Bonus cup design: A closed cylinder with a spout, facing away from the drinker's face, at the top. Pushing a button opens the spout, and you pour the drink from the spout onto the roof of your mouth.

How would houses change if we could walk on the walls?

You would have to have carpets or lino everywhere. You can't leave foot marks all over emulsion paint.

Toddlers would be a pain. They could stick their fingers into light fittings mounted on the "ceiling".

Windows would be a hazard. If you tread on the glass and break it (or don't notice the window is open) do you fall out of the window or does gravity work differently on the inside and outside of the building?

Mains sockets will be worse than they are now because where do you put them? Several on every wall, floor and ceiling?
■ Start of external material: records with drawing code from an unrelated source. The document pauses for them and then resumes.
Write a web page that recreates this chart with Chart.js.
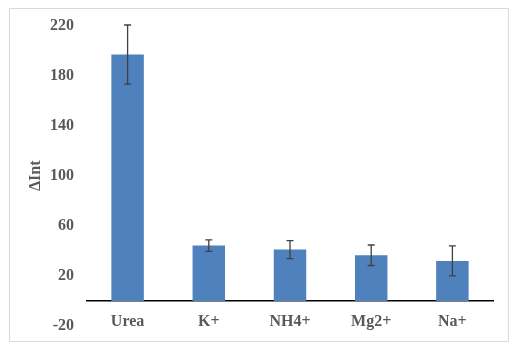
<!DOCTYPE html>
<html>
<head>
<meta charset="utf-8">
<script src="https://cdn.jsdelivr.net/npm/chart.js@4"></script>
<style>
  body { margin: 0; background: #fff; }
  #box {
    position: absolute;
    left: 9px;
    top: 8px;
    width: 498px;
    height: 332px;
    border: 1px solid #d9d9d9;
  }
</style>
</head>
<body>
<div id="box"><canvas id="grafico" width="498" height="332"></canvas></div>
<script>
// dados
const categorias = ["Urea", "K+", "NH4+", "Mg2+", "Na+"];
const valores = [196.8, 44.2, 41, 36.5, 32];
const erros = [23.6, 4.6, 7.2, 8.2, 12];
const yTicks = [-20, 20, 60, 100, 140, 180, 220];

const corTexto = "#595959";
const fonteEixo = { family: "'Liberation Serif', 'Times New Roman', serif", size: 16, weight: "bold" };

// barras de erro
const errorBarsPlugin = {
  id: "errorBars",
  afterDatasetsDraw(chart) {
    const ctx = chart.ctx;
    const y = chart.scales.y;
    const meta = chart.getDatasetMeta(0);
    ctx.save();
    ctx.strokeStyle = "#404040";
    ctx.lineWidth = 1.3;
    meta.data.forEach((bar, i) => {
      const top = y.getPixelForValue(valores[i] + erros[i]);
      const bot = y.getPixelForValue(valores[i] - erros[i]);
      const x = bar.x;
      ctx.beginPath();
      ctx.moveTo(x, top);
      ctx.lineTo(x, bot);
      ctx.moveTo(x - 3.5, top);
      ctx.lineTo(x + 3.5, top);
      ctx.moveTo(x - 3.5, bot);
      ctx.lineTo(x + 3.5, bot);
      ctx.stroke();
    });
    ctx.restore();
  },
};

new Chart(document.getElementById("grafico"), {
  type: "bar",
  data: {
    labels: categorias,
    datasets: [
      {
        data: valores,
        backgroundColor: "#4f81bd",
        borderColor: "#4f81bd",
        borderWidth: 0,
        categoryPercentage: 1,
        barPercentage: 0.4,
      },
    ],
  },
  options: {
    responsive: false,
    animation: false,
    layout: {
      padding: { top: 16.5, bottom: 15, right: 15, left: 0 },
    },
    plugins: {
      legend: { display: false },
      tooltip: { enabled: false },
    },
    scales: {
      x: {
        position: { y: 0 },
        grid: { display: false, drawTicks: false },
        border: { display: true, color: "#000", width: 1.5 },
        ticks: { color: corTexto, font: fonteEixo, padding: 11 },
      },
      y: {
        min: -20,
        max: 220,
        afterBuildTicks: (scale) => {
          scale.ticks = yTicks.map((v) => ({ value: v }));
        },
        afterFit: (scale) => {
          scale.width = 77;
          scale.paddingTop = 0;
          scale.paddingBottom = 0;
        },
        grid: { display: false, drawTicks: false },
        border: { display: false },
        ticks: { color: corTexto, font: fonteEixo, padding: 13 },
        title: {
          display: true,
          text: "ΔInt",
          color: corTexto,
          font: { family: "'Liberation Serif', 'Times New Roman', serif", size: 16, weight: "bold" },
          padding: { top: 16, bottom: 0 },
        },
      },
    },
  },
  plugins: [errorBarsPlugin],
});
</script>
</body>
</html>
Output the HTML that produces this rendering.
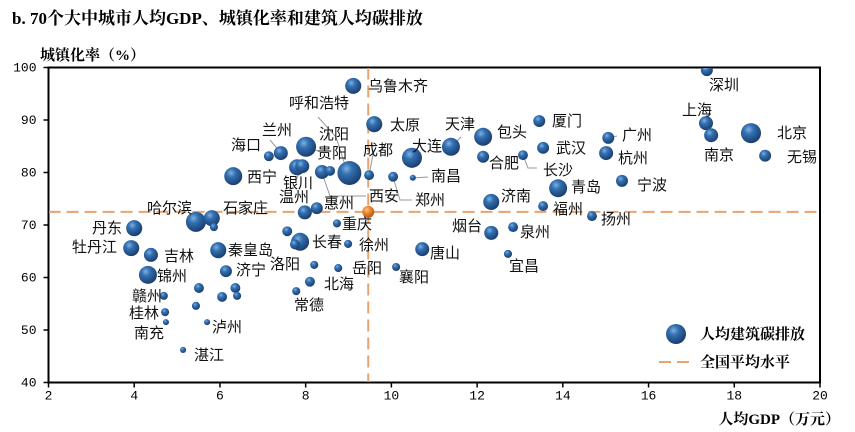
<!DOCTYPE html>
<html><head><meta charset="utf-8"><style>
body{margin:0;background:#fff;}
svg{display:block;font-family:"Liberation Sans","Noto Sans CJK SC",sans-serif;}
</style></head><body>
<svg id="c" width="855" height="432" viewBox="0 0 855 432">
<defs>
<radialGradient id="gb" cx="0.38" cy="0.32" r="0.7">
<stop offset="0" stop-color="#7fb0e0"/><stop offset="0.35" stop-color="#3270b2"/><stop offset="1" stop-color="#1a3c6a"/>
</radialGradient>
<radialGradient id="go" cx="0.38" cy="0.32" r="0.7">
<stop offset="0" stop-color="#ffc38a"/><stop offset="0.4" stop-color="#ef8a2e"/><stop offset="1" stop-color="#b4561a"/>
</radialGradient>
<clipPath id="clip"><rect x="49" y="68" width="771" height="314"/></clipPath>
</defs>
<text x="12" y="24" font-family="'Liberation Serif','Noto Serif CJK SC',serif" font-weight="bold" font-size="17">b. 70个大中城市人均GDP、城镇化率和建筑人均碳排放</text>
<text x="40" y="60" font-weight="bold" font-size="15" font-family="'Liberation Serif','Noto Serif CJK SC',serif">城镇化率（%）</text>
<text x="840" y="424" text-anchor="end" font-weight="bold" font-size="15" font-family="'Liberation Serif','Noto Serif CJK SC',serif">人均GDP（万元）</text>
<g id="axes"></g>
<g id="leaders" stroke="#999" stroke-width="1" fill="none">
<polyline points="318,117 336,137 345,165"/>
<polyline points="366,196 330,196 322,173"/>
<polyline points="412,200 400,200 393,177"/>
<polyline points="428,177 413,178"/>
<polyline points="537,168 528,168 523,155"/>
<polyline points="461,137 451,147"/>
<polyline points="374,150 369,175"/>
<polyline points="617,136 608,138"/>
<polyline points="296,180 302,167"/>
<polyline points="318,151 306,147"/>
<polyline points="270,140 281,153"/>
</g>
<g id="marks" clip-path="url(#clip)"></g>
<g id="labels" font-size="15" fill="#111"></g>
<g>
<circle cx="676" cy="334" r="10" fill="url(#gb)"/>
<text x="700" y="339" font-weight="bold" font-size="15" font-family="'Liberation Serif','Noto Serif CJK SC',serif">人均建筑碳排放</text>
<line x1="659" y1="362" x2="693" y2="362" stroke="#e8a36e" stroke-width="2" stroke-dasharray="12,6"/>
<text x="700" y="367" font-weight="bold" font-size="15" font-family="'Liberation Serif','Noto Serif CJK SC',serif">全国平均水平</text>
</g>
</svg>
<script>
const cities=["乌鲁木齐","太原","兰州","海口","沈阳","银川","贵阳","呼和浩特","西安","","成都","郑州","南昌","大连","天津","包头","合肥","长沙","厦门","武汉","青岛","西宁","哈尔滨","石家庄","","丹东","温州","惠州","","重庆","济南","福州","扬州","牡丹江","吉林","锦州","赣州","桂林","南充","湛江","","","泸州","秦皇岛","济宁","","","","长春","","洛阳","北海","常德","岳阳","徐州","唐山","襄阳","烟台","泉州","宜昌","深圳","上海","南京","北京","无锡","广州","杭州","宁波"];
const gdp=[9.11,9.6,7.42,7.14,8.01,7.8,7.92,9.02,8.38,8.57,9.48,10.04,10.5,10.48,11.39,12.14,12.14,13.07,13.45,13.54,13.89,6.31,5.44,5.81,5.86,4.0,7.98,8.26,7.57,8.73,12.33,13.54,14.68,3.93,4.39,4.32,4.69,4.72,4.74,5.14,5.51,5.44,5.7,5.96,6.14,6.05,6.36,6.4,7.87,7.75,8.2,8.1,7.78,8.76,8.99,10.72,10.11,12.33,12.84,12.72,17.36,17.34,17.46,18.39,18.72,15.06,15.01,15.38];
const urban=[96.5,89.2,83.7,83.1,84.9,81.0,81.2,79.9,80.1,80.3,79.5,79.2,79.0,82.8,84.9,86.8,83.0,83.3,89.8,84.7,77.0,79.3,70.6,71.3,69.6,69.4,72.4,73.2,68.8,70.3,74.4,73.6,71.7,65.6,64.3,60.5,56.5,53.4,51.5,46.2,58.0,54.6,51.5,65.2,61.2,56.3,58.0,56.5,66.8,66.3,62.4,59.2,57.4,61.8,66.4,65.4,62.0,68.5,69.6,64.5,99.5,89.4,87.1,87.5,83.2,86.6,83.7,78.4];
const carbon=[6.3,6.3,4.8,2.4,9.8,6.3,4.8,14,4.8,2.4,2.4,2.4,0.9,9.8,7.9,7.9,3.5,2.4,3.5,3.5,7.9,7.9,9.8,6.3,1.6,6.3,4.8,3.5,2.4,1.6,6.3,2.4,2.4,6.3,4.8,7.9,1.6,1.6,0.9,0.9,2.4,1.6,0.9,6.3,3.5,2.4,2.4,1.6,7.9,2.4,1.6,2.4,1.6,1.6,1.6,4.8,1.6,4.8,2.4,1.6,3.5,4.8,4.8,9.8,3.5,3.5,4.8,3.5];
const avgGdp=9.46, avgUrban=72.5, avgCarbon=3.5;
const xTicks=[2,4,6,8,10,12,14,16,18,20];
const yTicks=[40,50,60,70,80,90,100];
const labelNames=["乌鲁木齐","呼和浩特","太原","兰州","沈阳","海口","贵阳","成都","天津","大连","包头","厦门","武汉","合肥","长沙","南昌","西宁","银川","西安","郑州","青岛","温州","惠州","济南","福州","哈尔滨","石家庄","重庆","烟台","泉州","丹东","长春","徐州","唐山","牡丹江","吉林","秦皇岛","洛阳","济宁","岳阳","宜昌","襄阳","锦州","北海","常德","赣州","桂林","南充","泸州","湛江","深圳","上海","广州","北京","杭州","南京","无锡","宁波","扬州"];
const labelPos=[[368,86],[289,103],[390,125],[262,130],[319,134],[231,145],[317,153],[363,150],[445,124],[412,146],[497,132],[552,121],[556,148],[489,163],[543,170],[431,176],[247,177],[283,183],[369,196],[415,200],[571,187],[279,197],[324,203],[501,196],[553,209],[147,208],[223,208],[342,224],[452,226],[520,232],[92,228],[312,242],[359,245],[430,253],[72,247],[164,256],[228,250],[270,264],[236,270],[352,268],[509,266],[399,277],[157,276],[324,284],[294,305],[132,296],[129,313],[134,333],[212,327],[194,355],[709,85],[682,110],[622,135],[777,133],[618,158],[704,155],[787,157],[637,185],[601,219]];
const NS="http://www.w3.org/2000/svg";
const L=48.5,R=820,T=67.5,B=382.5;
const sx=v=>L+(v-2)/(20-2)*(R-L);
const sy=v=>B-(v-40)/(100-40)*(B-T);
const sr=c=>3.2*Math.sqrt(c);
function mk(tag,attrs,parent){const e=document.createElementNS(NS,tag);for(const k in attrs)e.setAttribute(k,attrs[k]);parent.appendChild(e);return e;}
const axes=document.getElementById('axes'),marks=document.getElementById('marks'),labels=document.getElementById('labels');
let f=mk('rect',{x:L,y:T,width:R-L,height:B-T,fill:'none',stroke:'#000','stroke-width':2},axes);


xTicks.forEach(v=>{
 const t=mk('line',{x1:sx(v),x2:sx(v),y1:B,y2:B+5,stroke:'#000','stroke-width':1.5},axes);
 
 
 const s=mk('text',{x:sx(v),y:B+17,'text-anchor':'middle','font-size':13,'font-family':"'Liberation Mono',monospace"},axes);
 s.textContent=v;
 
 
});
yTicks.forEach(v=>{
 const t=mk('line',{x1:L-5,x2:L,y1:sy(v),y2:sy(v),stroke:'#000','stroke-width':1.5},axes);
 
 
 const s=mk('text',{x:L-12,y:sy(v)+4,'text-anchor':'end','font-size':13,'font-family':"'Liberation Mono',monospace"},axes);
 s.textContent=v;
 
 
});
let h=mk('line',{x1:L,x2:R,y1:sy(avgUrban),y2:sy(avgUrban),stroke:'#e8a36e','stroke-width':2,'stroke-dasharray':'12,6'},marks);


let vl=mk('line',{x1:sx(avgGdp),x2:sx(avgGdp),y1:T,y2:B,stroke:'#e8a36e','stroke-width':2,'stroke-dasharray':'12,6'},marks);


gdp.forEach((g,i)=>{
 const c=mk('circle',{cx:sx(g),cy:sy(urban[i]),r:sr(carbon[i]),fill:'url(#gb)'},marks);
 
 
});
const o=mk('circle',{cx:sx(avgGdp),cy:sy(avgUrban),r:sr(avgCarbon),fill:'url(#go)'},marks);


labelNames.forEach((n,i)=>{
 const t=mk('text',{x:labelPos[i][0],y:labelPos[i][1]+5},labels);
 t.textContent=n;
 
 
});
</script>
</body></html>
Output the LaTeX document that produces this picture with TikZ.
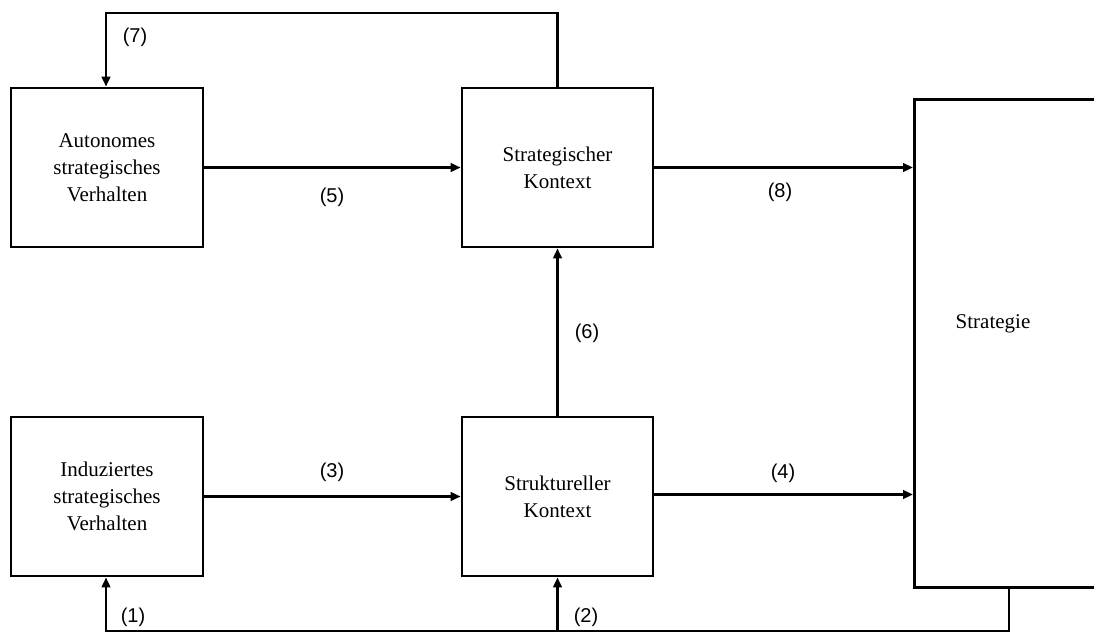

Don't open the velcroed-to-the-ceiling fridge without thinking or the contents will fall on you.

Pets would have great fun running around the walls until they jumped. Then gravity would suddenly come from an apparently different direction and splat them on the floor.

Designing a squash court would be a challenge. What happens if you or the ball cross a gravity boundary in the middle of the room?

Vacuum cleaning?

Very tall and wide rooms to avoid heads clashing in the middle?

Heads would clash on surfaces at right-angles to each other.

Which way up would the TV be so everyone could watch?

It depends on the constraints. If you have loads of space to build then with a large sprawling house with plenty of floor-space, walking on the walls doesn't add a huge amount of valuable space; in fact you lose space because you need to leave space around the outside of the room to access the wall.

If, however, you have limited building land, then houses could be built vertically with a very small footprint; say you want a house with 4 16ft x 24ft rooms, with a ceiling height of 9ft, you could build that on a 16ft x 9ft parcel of land, whereas in our mundane world you would need at least 32 x 48.